## SHORT EXERCISE
Return the entries verbatim and drop every picture.

%%

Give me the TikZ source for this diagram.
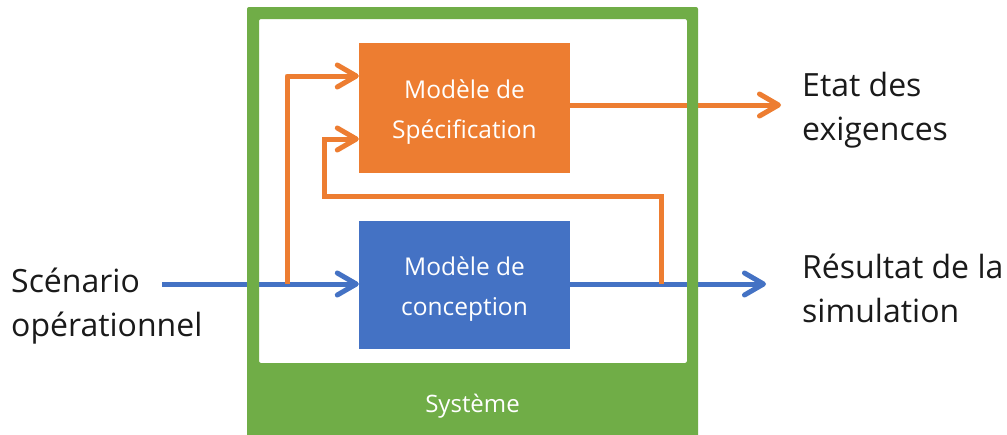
\documentclass[tikz,border=0pt]{standalone}
\usepackage{fontspec}
\setmainfont{Open Sans}
\usetikzlibrary{arrows.meta,calc}
\definecolor{corange}{HTML}{ED7D31}
\definecolor{cblue}{HTML}{4472C4}
\definecolor{cgreen}{HTML}{70AD47}
\definecolor{ctext}{HTML}{1A1A1A}
\tikzset{
  modelbox/.style={draw=none, minimum width=211pt, inner sep=0pt, align=center, text=white,
    font=\fontsize{24.5}{40}\selectfont},
  outlabel/.style={anchor=west, inner sep=0pt, align=left, text=ctext,
    font=\fontsize{32}{44}\selectfont},
  flow/.style={line width=5pt, -{Straight Barb[length=19pt,width=22pt,line cap=round,line join=round]}},
}
\begin{document}
\begin{tikzpicture}[x=1pt,y=-1pt]
\useasboundingbox (0,0) rectangle (1007,434);
\fill[white] (0,0) rectangle (1007,434);
% boxes
\node[modelbox, fill=corange, minimum height=130pt] (spec) at (464.5,108) {};
\node[modelbox, fill=cblue, minimum height=128pt] (design) at (464.5,285) {};
\node[modelbox, anchor=center] (spectxt) at ($(spec.center)+(0,4)$) {Modèle de\\Spécification};
\node[modelbox, anchor=center] (destxt) at ($(design.center)+(0,4)$) {Modèle de\\conception};
% coordinates
\coordinate (inL) at (162,284);
\coordinate (brA) at (287,284);
\coordinate (brB) at (661,284);
\coordinate (fbTop) at (661,196);
\coordinate (fbLeft) at (324,196);
\coordinate (outSpec) at (781,105);
\coordinate (outDes) at (766,284);
% blue flows
\draw[flow, cblue] (inL) -- (design.west |- inL);
\draw[flow, cblue] (design.east |- outDes) -- (outDes);
% orange flows
\draw[flow, corange, line join=round] (brA) |- ($(spec.west)+(0,-32)$);
\draw[flow, corange] (brB) -- (fbTop) -- (fbLeft) |- ($(spec.west)+(0,31)$);
\draw[flow, corange] (spec.east |- outSpec) -- (outSpec);
% system frame
\fill[cgreen, even odd rule, rounded corners=2pt] (247,7) rectangle (698,440) (259,19) rectangle (687,363);
\node[inner sep=0pt, text=white, font=\fontsize{24}{30}\selectfont] (sys) at (472.5,406) {Système};
% labels
\node[outlabel] (scen) at (11,306) {Scénario\\opérationnel};
\node[outlabel] (etat) at (802,110) {Etat des\\exigences};
\node[outlabel] (res) at (802,288) {Résultat de la\\simulation};
\end{tikzpicture}
\end{document}
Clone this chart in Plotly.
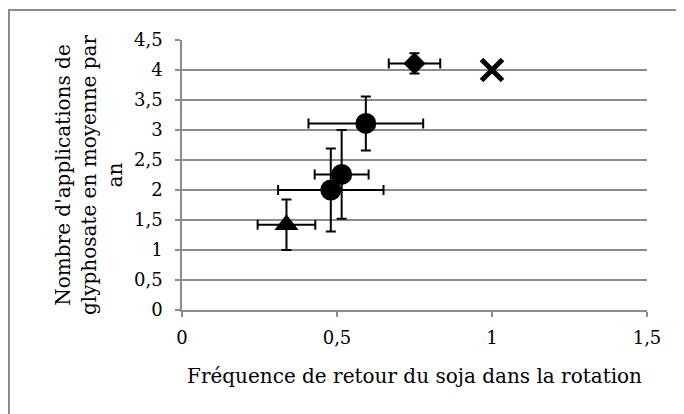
import plotly.graph_objects as go

# Data
x_vals = [0.75, 1.0, 0.593, 0.515, 0.48, 0.337]
y_vals = [4.11, 4.0, 3.11, 2.26, 2.0, 1.42]
x_err = [0.083, None, 0.185, 0.087, 0.17, 0.093]
y_err = [0.17, None, 0.45, 0.74, 0.69, 0.42]
symbols = ["diamond", "x-thin", "circle", "circle", "circle", "triangle-up"]
sizes = [17, 21, 21, 21, 21, 21]

x_title = "Fréquence de retour du soja dans la rotation"
y_title = "Nombre d'applications de<br>glyphosate en moyenne par<br>an"
x_ticks = [0, 0.5, 1, 1.5]
x_tick_text = ["0", "0,5", "1", "1,5"]
y_ticks = [0, 0.5, 1, 1.5, 2, 2.5, 3, 3.5, 4, 4.5]
y_tick_text = ["0", "0,5", "1", "1,5", "2", "2,5", "3", "3,5", "4", "4,5"]

FONT = "DejaVu Serif"
GRID = "#8c8c8c"

fig = go.Figure()
for xv, yv, ex, ey, sym, sz in zip(x_vals, y_vals, x_err, y_err, symbols, sizes):
    has_err = ex is not None
    marker = dict(symbol=sym, size=sz, color="black")
    if sym == "x-thin":
        marker["line"] = dict(color="black", width=5)
    fig.add_trace(go.Scatter(
        x=[xv], y=[yv], mode="markers", marker=marker,
        error_x=dict(type="data", array=[ex] if has_err else [0], visible=has_err,
                     color="black", thickness=2, width=5),
        error_y=dict(type="data", array=[ey] if has_err else [0], visible=has_err,
                     color="black", thickness=2, width=5),
        showlegend=False, cliponaxis=False,
    ))

W, H = 676, 406
L, R, T, B = 174, 37, 32, 104
fig.update_layout(
    width=W, height=H,
    margin=dict(l=L, r=R, t=T, b=B),
    paper_bgcolor="white", plot_bgcolor="white",
    font=dict(family=FONT, size=18, color="black"),
    showlegend=False,
)
fig.update_xaxes(
    range=[0, 1.5], tickvals=x_ticks, ticktext=x_tick_text,
    showgrid=False, zeroline=False,
    showline=True, linecolor=GRID, linewidth=1.5,
    ticks="outside", ticklen=5, tickcolor=GRID, tickwidth=1.5,
    ticklabelstandoff=6,
    tickfont=dict(family=FONT, size=18),
    title=dict(text=x_title, font=dict(family=FONT, size=20), standoff=22),
)
fig.update_yaxes(
    range=[0, 4.5], tickvals=y_ticks, ticktext=y_tick_text,
    showgrid=True, gridcolor=GRID, gridwidth=1.5, zeroline=False,
    showline=True, linecolor=GRID, linewidth=1.5,
    ticks="outside", ticklen=5, tickcolor=GRID, tickwidth=1.5,
    ticklabelstandoff=9,
    tickfont=dict(family=FONT, size=18),
    title=dict(text=y_title, font=dict(family=FONT, size=20), standoff=6),
)
pw, ph = W - L - R, H - T - B
# chart-area border (runs off the right/bottom edges as in the reference)
fig.add_shape(type="rect", xref="paper", yref="paper",
              x0=(1 - L) / pw, x1=(W + 20 - L) / pw,
              y0=-(B + 20) / ph, y1=(ph + T - 2) / ph,
              line=dict(color=GRID, width=2), layer="below")

fig.write_html("out.html")
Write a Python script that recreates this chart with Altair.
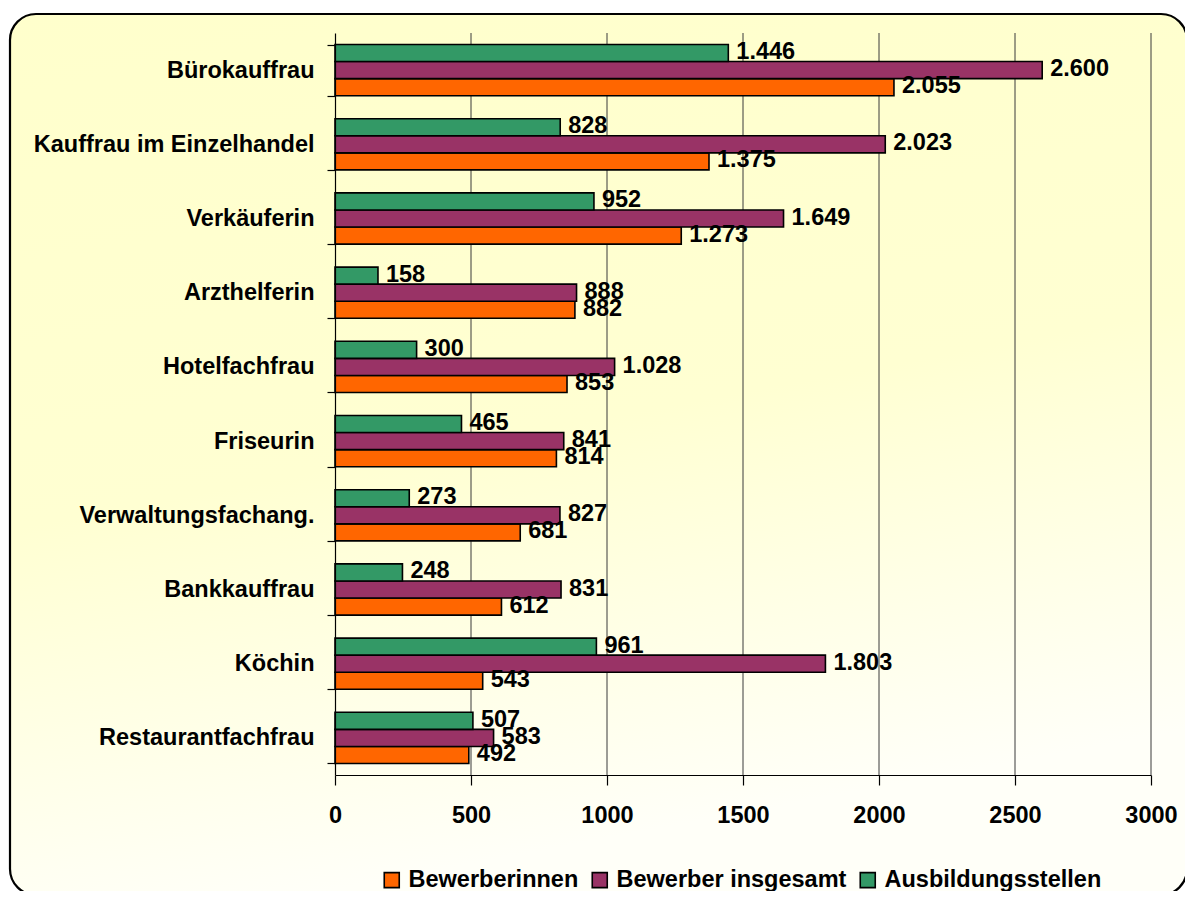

%%

## FULL ANSWER
Give me the TikZ source for this diagram.
\documentclass[tikz,border=0pt]{standalone}
\usepackage{fontspec}
\setmainfont{Open Sans}
\usetikzlibrary{arrows.meta,calc}
\definecolor{corange}{HTML}{ED7D31}
\definecolor{cblue}{HTML}{4472C4}
\definecolor{cgreen}{HTML}{70AD47}
\definecolor{ctext}{HTML}{1A1A1A}
\tikzset{
  modelbox/.style={draw=none, minimum width=211pt, inner sep=0pt, align=center, text=white,
    font=\fontsize{24.5}{40}\selectfont},
  outlabel/.style={anchor=west, inner sep=0pt, align=left, text=ctext,
    font=\fontsize{32}{44}\selectfont},
  flow/.style={line width=5pt, -{Straight Barb[length=19pt,width=22pt,line cap=round,line join=round]}},
}
\begin{document}
\begin{tikzpicture}[x=1pt,y=-1pt]
\useasboundingbox (0,0) rectangle (1007,434);
\fill[white] (0,0) rectangle (1007,434);
% boxes
\node[modelbox, fill=corange, minimum height=130pt] (spec) at (464.5,108) {};
\node[modelbox, fill=cblue, minimum height=128pt] (design) at (464.5,285) {};
\node[modelbox, anchor=center] (spectxt) at ($(spec.center)+(0,4)$) {Modèle de\\Spécification};
\node[modelbox, anchor=center] (destxt) at ($(design.center)+(0,4)$) {Modèle de\\conception};
% coordinates
\coordinate (inL) at (162,284);
\coordinate (brA) at (287,284);
\coordinate (brB) at (661,284);
\coordinate (fbTop) at (661,196);
\coordinate (fbLeft) at (324,196);
\coordinate (outSpec) at (781,105);
\coordinate (outDes) at (766,284);
% blue flows
\draw[flow, cblue] (inL) -- (design.west |- inL);
\draw[flow, cblue] (design.east |- outDes) -- (outDes);
% orange flows
\draw[flow, corange, line join=round] (brA) |- ($(spec.west)+(0,-32)$);
\draw[flow, corange] (brB) -- (fbTop) -- (fbLeft) |- ($(spec.west)+(0,31)$);
\draw[flow, corange] (spec.east |- outSpec) -- (outSpec);
% system frame
\fill[cgreen, even odd rule, rounded corners=2pt] (247,7) rectangle (698,440) (259,19) rectangle (687,363);
\node[inner sep=0pt, text=white, font=\fontsize{24}{30}\selectfont] (sys) at (472.5,406) {Système};
% labels
\node[outlabel] (scen) at (11,306) {Scénario\\opérationnel};
\node[outlabel] (etat) at (802,110) {Etat des\\exigences};
\node[outlabel] (res) at (802,288) {Résultat de la\\simulation};
\end{tikzpicture}
\end{document}
Clone this chart in Plotly.
import plotly.graph_objects as go

# Data
x_vals = [0.75, 1.0, 0.593, 0.515, 0.48, 0.337]
y_vals = [4.11, 4.0, 3.11, 2.26, 2.0, 1.42]
x_err = [0.083, None, 0.185, 0.087, 0.17, 0.093]
y_err = [0.17, None, 0.45, 0.74, 0.69, 0.42]
symbols = ["diamond", "x-thin", "circle", "circle", "circle", "triangle-up"]
sizes = [17, 21, 21, 21, 21, 21]

x_title = "Fréquence de retour du soja dans la rotation"
y_title = "Nombre d'applications de<br>glyphosate en moyenne par<br>an"
x_ticks = [0, 0.5, 1, 1.5]
x_tick_text = ["0", "0,5", "1", "1,5"]
y_ticks = [0, 0.5, 1, 1.5, 2, 2.5, 3, 3.5, 4, 4.5]
y_tick_text = ["0", "0,5", "1", "1,5", "2", "2,5", "3", "3,5", "4", "4,5"]

FONT = "DejaVu Serif"
GRID = "#8c8c8c"

fig = go.Figure()
for xv, yv, ex, ey, sym, sz in zip(x_vals, y_vals, x_err, y_err, symbols, sizes):
    has_err = ex is not None
    marker = dict(symbol=sym, size=sz, color="black")
    if sym == "x-thin":
        marker["line"] = dict(color="black", width=5)
    fig.add_trace(go.Scatter(
        x=[xv], y=[yv], mode="markers", marker=marker,
        error_x=dict(type="data", array=[ex] if has_err else [0], visible=has_err,
                     color="black", thickness=2, width=5),
        error_y=dict(type="data", array=[ey] if has_err else [0], visible=has_err,
                     color="black", thickness=2, width=5),
        showlegend=False, cliponaxis=False,
    ))

W, H = 676, 406
L, R, T, B = 174, 37, 32, 104
fig.update_layout(
    width=W, height=H,
    margin=dict(l=L, r=R, t=T, b=B),
    paper_bgcolor="white", plot_bgcolor="white",
    font=dict(family=FONT, size=18, color="black"),
    showlegend=False,
)
fig.update_xaxes(
    range=[0, 1.5], tickvals=x_ticks, ticktext=x_tick_text,
    showgrid=False, zeroline=False,
    showline=True, linecolor=GRID, linewidth=1.5,
    ticks="outside", ticklen=5, tickcolor=GRID, tickwidth=1.5,
    ticklabelstandoff=6,
    tickfont=dict(family=FONT, size=18),
    title=dict(text=x_title, font=dict(family=FONT, size=20), standoff=22),
)
fig.update_yaxes(
    range=[0, 4.5], tickvals=y_ticks, ticktext=y_tick_text,
    showgrid=True, gridcolor=GRID, gridwidth=1.5, zeroline=False,
    showline=True, linecolor=GRID, linewidth=1.5,
    ticks="outside", ticklen=5, tickcolor=GRID, tickwidth=1.5,
    ticklabelstandoff=9,
    tickfont=dict(family=FONT, size=18),
    title=dict(text=y_title, font=dict(family=FONT, size=20), standoff=6),
)
pw, ph = W - L - R, H - T - B
# chart-area border (runs off the right/bottom edges as in the reference)
fig.add_shape(type="rect", xref="paper", yref="paper",
              x0=(1 - L) / pw, x1=(W + 20 - L) / pw,
              y0=-(B + 20) / ph, y1=(ph + T - 2) / ph,
              line=dict(color=GRID, width=2), layer="below")

fig.write_html("out.html")
Write a Python script that recreates this chart with Altair.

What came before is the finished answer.